Clinical Reasoning beschreibt den Diagnose-Prozess eines Physios.
Dieser fängt bereits beim Empfang eines neuen Patienten / einer neuen Patientin an mit der Wahrnehmung zum Beispiel des Händedrucks zur Begrüssung, eines Hinkmechanismus, einer Bewegungseinschränkung beim Jacke ausziehen oder sonstigen körperlichen Einschränkungen.
Die Anamnese, also das Erstgespräch hat zum Ziel, das Hauptproblem des Patienten / der Patientin zu eruieren und mögliche Hypothesen für dessen Entstehen aufzustellen. Dabei wird durch gezielte Fragen das Gespräch so geleitet, dass der Physio am Schluss alle wesentlichen Angaben erhalten hat. Aufgrund der Äusserungen des Patienten / der Patientin plant der Physio im Anschluss die körperliche Befundaufnahme.
Auch hier geht es darum, relevante Informationen sammeln zu können, um eine physiotherapeutische Diagnose erstellen zu können. Dazu werden spezifische Tests ausgeführt, welche aktive und passive Bewegungen, gezielte Palpation (Ertastung von Strukturen), Stabilitätstest, Mobilitätstest, und Vieles mehr beinhalten. Der Physio registriert dabei sowohl mögliche Entzündungszeichen, allfällige Bewegungseinschränkungen und funktionelle Defizite sowie die Bewegungsqualität.
Anhand der gesammelten Informationen analysiert der Physio die Situation unter Einbezug der persönlichen Faktoren des Patienten / der Patientin. Dazu zählen beispielweise das Alter, der Ernährungszustand, der sportliche Aktivitätsgrad, die Situation am Arbeitsplatz, die familiäre Situation etc. Ziel ist es, die schmerzauslösende Struktur oder den schmerzauslösenden Mechanismus zu eruieren. Ausserdem muss ein Physio feststellen in welcher Phase der Wundheilung sich eine Struktur befindet, ob eine akute oder chronische Schädigung vorliegt und/oder weitere Faktoren eine entscheidende Rolle für die Schmerzentstehung spielen. Gerade bei chronifizierten Beschwerden gilt es herauszufiltern, ob eine Gewebsschädigung für die Schmerzen verantwortlich ist oder ob über die Zeit eine pathologische Adaption des Schmerzmechanismus stattgefunden hat. Dazu beurteilt der Physio das Vorliegen von verschiedenen Warnzeichen (sog. «Flags»).
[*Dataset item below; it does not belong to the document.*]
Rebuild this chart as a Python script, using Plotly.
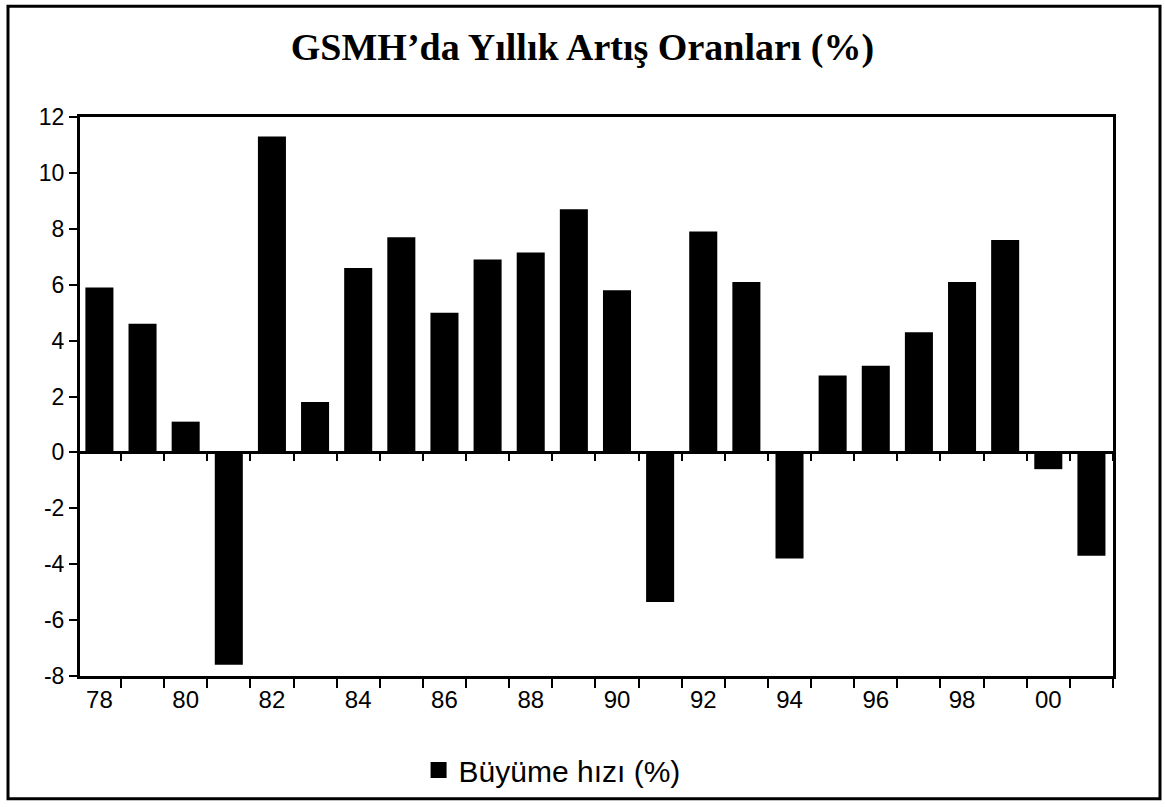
import plotly.graph_objects as go

years = list(range(1978, 2002))
growth = [5.9, 4.6, 1.1, -7.6, 11.3, 1.8, 6.6, 7.7, 5.0, 6.9, 7.15, 8.7, 5.8,
          -5.35, 7.9, 6.1, -3.8, 2.75, 3.1, 4.3, 6.1, 7.6, -0.6, -3.7]
tick_years = list(range(1978, 2002, 2))
tick_text = ["78", "80", "82", "84", "86", "88", "90", "92", "94", "96", "98", "00"]
y_ticks = list(range(-8, 13, 2))
y_tick_text = [str(v) for v in y_ticks]
series_name = "Büyüme hızı (%)"

L, R, T, B = 80, 52, 117, 130
W, H = 1165, 807
pw, ph = W - L - R, H - T - B
x_range = [1977.55, 2001.5]
y_range = [-8, 12]
boundaries = [y - 0.5 for y in years] + [years[-1] + 0.5]
sans = "Liberation Sans, Arial, sans-serif"

fig = go.Figure()
fig.add_trace(go.Bar(
    x=years, y=growth, name=series_name, legendgroup="g", showlegend=False,
    marker=dict(color="black", line=dict(width=0)), width=0.65,
))
# legend-only entry with a larger square swatch
fig.add_trace(go.Scatter(
    x=[None], y=[None], mode="markers", name=series_name, legendgroup="g",
    marker=dict(symbol="square", size=16, color="black"),
))
# invisible helper trace for the axis drawn along the zero line
fig.add_trace(go.Scatter(x=[years[0]], y=[0], xaxis="x2", mode="markers",
                         marker=dict(opacity=0), showlegend=False, hoverinfo="skip"))

fig.update_layout(
    width=W, height=H,
    margin=dict(l=L, r=R, t=T, b=B),
    paper_bgcolor="white", plot_bgcolor="white",
    title=dict(text="<b>GSMH’da Yıllık Artış Oranları (%)</b>",
               font=dict(family="Liberation Serif, Times New Roman, serif", size=38, color="black"),
               x=0.5, xanchor="center", y=1 - 47 / H, yanchor="middle"),
    showlegend=True,
    legend=dict(orientation="h", x=0.457, xanchor="center", y=-(770 - (H - B)) / ph, yanchor="middle",
                font=dict(family=sans, size=30, color="black"), itemwidth=30),
    shapes=[
        dict(type="rect", xref="paper", yref="paper",
             x0=(8 - L) / pw, x1=(1160 - L) / pw,
             y0=(H - B - 800) / ph, y1=(H - B - 6) / ph,
             line=dict(color="black", width=3), layer="below"),
    ],
    xaxis2=dict(overlaying="x", anchor="free",
                position=(0 - y_range[0]) / (y_range[1] - y_range[0]),
                side="bottom", range=x_range, showticklabels=False, ticks="",
                showline=False, showgrid=False, zeroline=False,
                minor=dict(tickvals=boundaries, ticks="outside", ticklen=8,
                           tickwidth=2, tickcolor="black", showgrid=False)),
)
fig.layout.xaxis.update(
    range=x_range, tickvals=tick_years, ticktext=tick_text, ticks="",
    showline=True, linecolor="black", linewidth=3, mirror=True, showgrid=False,
    tickfont=dict(family=sans, size=24, color="black"),
    minor=dict(tickvals=boundaries, ticks="outside", ticklen=9,
               tickwidth=2, tickcolor="black", showgrid=False),
    zeroline=False,
)
fig.update_yaxes(
    range=y_range, tickvals=y_ticks, ticktext=y_tick_text,
    ticks="outside", ticklen=8, tickwidth=2, tickcolor="black",
    showline=True, linecolor="black", linewidth=3, mirror=True, showgrid=False,
    zeroline=True, zerolinecolor="black", zerolinewidth=3,
    tickfont=dict(family=sans, size=23, color="black"),
)

fig.write_html("out.html", config={"displayModeBar": False},
               post_script="document.body.style.margin='0';")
Im gesamten Prozess der Befundaufnahme werden laufend verschiedene Hypothesen gebildet, welche Ursachen für die Beschwerden in Frage kommen. Wichtig ist dabei, an möglichst alle möglichen Ursachen zu denken und sich nicht zu schnell auf eine bestimmte Richtung festzulegen. Andernfalls gehen womöglich etwas seltenere Diagnosen vergessen und der Patient / die Patientin wird nicht optimal behandelt. Verschiedene Hypothesen werden verworfen, andere angenommen. Am Ende des Prozesses steht die sowohl struktur- als auch funktionsbezogene physiotherapeutische Diagnose.
Diese bildet die Grundlage für die Planung des Therapieprozesses. So wird anhand der beteiligten Strukturen unter Einbezug der Kenntnisse über die Wundheilungsphasen und unter Berücksichtigung der persönlichen Voraussetzungen und der zu erreichenden Therapieziele die Therapie schrittweise geplant. Selbstverständlich muss der Physio in diesem Prozess flexibel und adaptionsfähig bleiben.
Clinical Reasoning wird während einer Therapie laufend durchgeführt und die Therapie dem aktuellen Zustand angepasst.